A calculator provides a strong estimate, but payroll can include case specific details that no general tool can perfectly predict. Treat the output as planning grade, and verify with your finance or payroll team for contractual decisions.
Official reference sources you should bookmark
For current and authoritative rates, always check official guidance:
- UK Income Tax rates and bands on GOV.UK
- National Insurance rates and category letters on GOV.UK
- Student finance and repayment information on GOV.UK
Advanced planning tips for employees and contractors
If you are planning a new role, relocation, or salary negotiation, use scenario testing rather than a single estimate. Run at least three projections: base case, optimistic case with bonus, and conservative case with higher deductions. Also model Scotland versus rUK if relocation is possible. Small differences in tax structure can compound over a year.
For contractors moving to permanent employment, compare headline day rate annualization against actual PAYE net outcomes. Include employer pension matching where offered, because this can offset a lower headline salary.
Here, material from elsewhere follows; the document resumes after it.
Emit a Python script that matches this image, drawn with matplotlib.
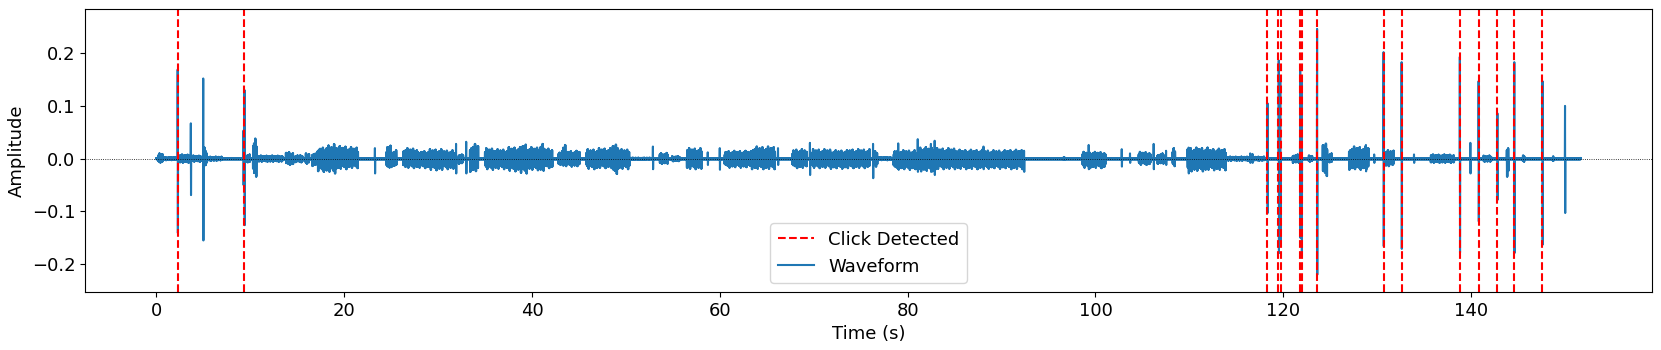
import numpy as np
import matplotlib
matplotlib.use("Agg")
import matplotlib.pyplot as plt
from matplotlib.lines import Line2D

# 音频长度 (s) 与采样步长
duration = 151.7
step = 0.02
baseline = 0.0012

# 语音段: (开始, 结束, 正峰值, 负峰值)
bursts = [
    (0.2, 0.7, 0.010, 0.008), (0.7, 2.2, 0.003, 0.003), (2.5, 3.6, 0.008, 0.008),
    (3.8, 4.9, 0.006, 0.006), (5.1, 5.4, 0.021, 0.013), (5.4, 7.0, 0.004, 0.004),
    (9.5, 10.0, 0.008, 0.008), (10.3, 10.7, 0.040, 0.034), (10.8, 13.5, 0.006, 0.006),
    (13.8, 14.6, 0.013, 0.012), (14.8, 15.6, 0.007, 0.007), (15.9, 16.3, 0.010, 0.010),
    (16.6, 17.2, 0.012, 0.014), (17.2, 18.0, 0.022, 0.025), (18.0, 18.8, 0.025, 0.026),
    (18.8, 19.3, 0.029, 0.028), (19.3, 20.5, 0.024, 0.020), (20.5, 21.5, 0.022, 0.018),
    (24.5, 25.0, 0.026, 0.021), (25.0, 25.6, 0.016, 0.016), (26.3, 27.9, 0.020, 0.018),
    (28.0, 29.0, 0.015, 0.018), (29.0, 30.5, 0.018, 0.022), (30.5, 31.7, 0.016, 0.020),
    (32.2, 32.7, 0.010, 0.010), (33.4, 34.3, 0.028, 0.025), (35.0, 36.0, 0.020, 0.021),
    (36.0, 37.5, 0.018, 0.020), (37.5, 38.8, 0.022, 0.024), (38.8, 39.5, 0.028, 0.028),
    (39.5, 40.8, 0.022, 0.022), (40.8, 41.4, 0.028, 0.024), (41.4, 42.2, 0.020, 0.018),
    (42.8, 43.2, 0.012, 0.012), (43.2, 43.6, 0.026, 0.015), (43.6, 45.1, 0.015, 0.015),
    (45.8, 47.0, 0.018, 0.020), (47.0, 48.6, 0.020, 0.018), (48.6, 49.3, 0.028, 0.029),
    (49.3, 50.4, 0.018, 0.020), (50.4, 52.6, 0.002, 0.002), (53.6, 54.5, 0.011, 0.010),
    (54.9, 55.8, 0.005, 0.005), (56.5, 58.1, 0.020, 0.020), (60.5, 63.4, 0.015, 0.017),
    (63.4, 65.9, 0.023, 0.020), (67.7, 69.3, 0.018, 0.018), (69.8, 71.8, 0.018, 0.018),
    (71.8, 73.7, 0.016, 0.019), (73.7, 76.0, 0.018, 0.018), (76.5, 76.8, 0.015, 0.015),
    (76.9, 78.3, 0.003, 0.003), (78.5, 81.0, 0.016, 0.021), (81.2, 83.0, 0.022, 0.024),
    (83.0, 85.3, 0.020, 0.020), (85.3, 88.0, 0.017, 0.020), (88.2, 90.5, 0.016, 0.019),
    (90.5, 92.4, 0.017, 0.020), (96.6, 96.8, 0.003, 0.003), (98.6, 101.1, 0.013, 0.018),
    (104.6, 105.9, 0.013, 0.012), (106.6, 107.3, 0.010, 0.010), (108.2, 108.5, 0.020, 0.015),
    (109.8, 112.0, 0.021, 0.024), (112.0, 113.9, 0.019, 0.022), (113.9, 118.0, 0.004, 0.004),
    (121.0, 121.7, 0.008, 0.008), (122.7, 123.1, 0.006, 0.006), (124.2, 124.7, 0.030, 0.033),
    (124.7, 125.2, 0.010, 0.008), (127.0, 129.1, 0.023, 0.021), (130.9, 131.8, 0.016, 0.015),
    (135.7, 138.2, 0.008, 0.008), (141.3, 142.2, 0.006, 0.006), (143.8, 144.0, 0.028, 0.034),
    (145.5, 145.7, 0.006, 0.006), (148.7, 148.8, 0.006, 0.006),
]

# 尖峰: (时间, 正幅值, 负幅值)
spikes = [
    (2.27, 0.169, 0.141), (3.70, 0.067, 0.069), (5.00, 0.152, 0.155), (9.30, 0.053, 0.050),
    (9.40, 0.130, 0.126), (23.3, 0.020, 0.028), (31.9, 0.028, 0.028), (33.0, 0.032, 0.028),
    (52.9, 0.023, 0.020), (58.7, 0.012, 0.012), (60.0, 0.020, 0.021), (66.2, 0.020, 0.012),
    (69.6, 0.030, 0.031), (76.3, 0.028, 0.037), (79.0, 0.029, 0.020), (81.1, 0.037, 0.025),
    (82.5, 0.028, 0.025), (82.9, 0.034, 0.031), (88.1, 0.023, 0.020), (92.4, 0.015, 0.025),
    (99.3, 0.026, 0.020), (102.8, 0.018, 0.015), (103.7, 0.010, 0.008), (106.2, 0.028, 0.020),
    (107.5, 0.015, 0.012), (109.9, 0.021, 0.028), (116.5, 0.010, 0.008), (116.7, 0.009, 0.008),
    (118.3, 0.105, 0.103), (119.5, 0.186, 0.179), (119.7, 0.150, 0.160), (121.8, 0.168, 0.150),
    (121.96, 0.150, 0.176), (123.6, 0.246, 0.220), (128.8, 0.026, 0.024), (129.7, 0.008, 0.008),
    (130.7, 0.202, 0.166), (132.6, 0.183, 0.171), (133.9, 0.008, 0.008), (138.8, 0.193, 0.178),
    (139.9, 0.030, 0.028), (140.8, 0.147, 0.119), (142.8, 0.086, 0.078), (144.6, 0.183, 0.179),
    (147.6, 0.147, 0.163), (150.0, 0.100, 0.103),
]

# 检测到的点击时间
clicks = [2.27, 9.38, 118.3, 119.47, 119.72, 121.8, 122.0, 123.6,
          130.7, 132.6, 138.8, 140.8, 142.8, 144.6, 147.6]

# 语音段内的起伏纹理 (相对于峰值)
grain = [0.55, 0.8, 0.62, 1.0, 0.68, 0.5, 0.85, 0.6, 0.72, 0.95, 0.58, 0.7]


def build_waveform():
    t = np.arange(0, duration, step)
    k = np.arange(t.size)
    top = np.full(t.size, baseline)
    bot = np.full(t.size, baseline)
    g = np.array(grain)
    g_top = g[(k // 5) % len(g)]
    g_bot = g[(k // 5 + 5) % len(g)]
    for t0, t1, a, b in bursts:
        m = (t >= t0) & (t < t1)
        top[m] = a * g_top[m]
        bot[m] = b * g_bot[m]
    for ts, a, b in spikes:
        i = int(round(ts / step / 2)) * 2
        top[i] = a
        bot[i + 1] = b
    y = np.where(k % 2 == 0, top, -bot)
    return t, y


def main():
    t, y = build_waveform()
    fig = plt.figure(figsize=(16.61, 3.5), dpi=100)
    ax = fig.add_axes([0.0512, 0.166, 0.9434, 0.808])

    ax.plot(t, y, color="#1f77b4", linewidth=1.5)
    for c in clicks:
        ax.axvline(c, color="red", linestyle="--", linewidth=1.5)
    ax.axhline(0, color="black", linestyle=":", linewidth=0.6)

    ax.set_xlabel("Time (s)", fontsize=13)
    ax.set_ylabel("Amplitude", fontsize=13)
    ax.tick_params(labelsize=13)
    ax.set_ylim(-0.2525, 0.2835)

    handles = [Line2D([], [], color="red", linestyle="--", linewidth=1.5),
               Line2D([], [], color="#1f77b4", linewidth=1.5)]
    ax.legend(handles, ["Click Detected", "Waveform"], loc="lower center", fontsize=13)

    fig.savefig("out.png", dpi=100)
    plt.close(fig)


if __name__ == "__main__":
    main()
For employees considering extra pension contributions, calculate both short term net pay change and long term retirement benefit.
Frequently asked practical questions
Does crossing into a higher tax band reduce all of my income?
No. Only the part above each threshold is taxed at the higher rate.
Is National Insurance calculated exactly like income tax?
No. It uses separate thresholds and rates, and can behave differently around pay periods.
Can tax code changes have a bigger effect than a small pay rise?
Yes. A corrected code can significantly change monthly deductions.
Should I trust one month of payslip data for annual planning?
Use caution. One off bonuses, corrections, or timing can distort that month.
Final takeaway
A UK PAYG tax calculator is not just a convenience tool, it is a decision tool. It helps you evaluate salary offers, understand deduction mechanics, and avoid overestimating disposable income. The strongest approach is to combine a robust calculator with official HMRC guidance and your own payslip data. When used this way, you can budget confidently, negotiate from facts, and plan pension and debt strategies with far more precision.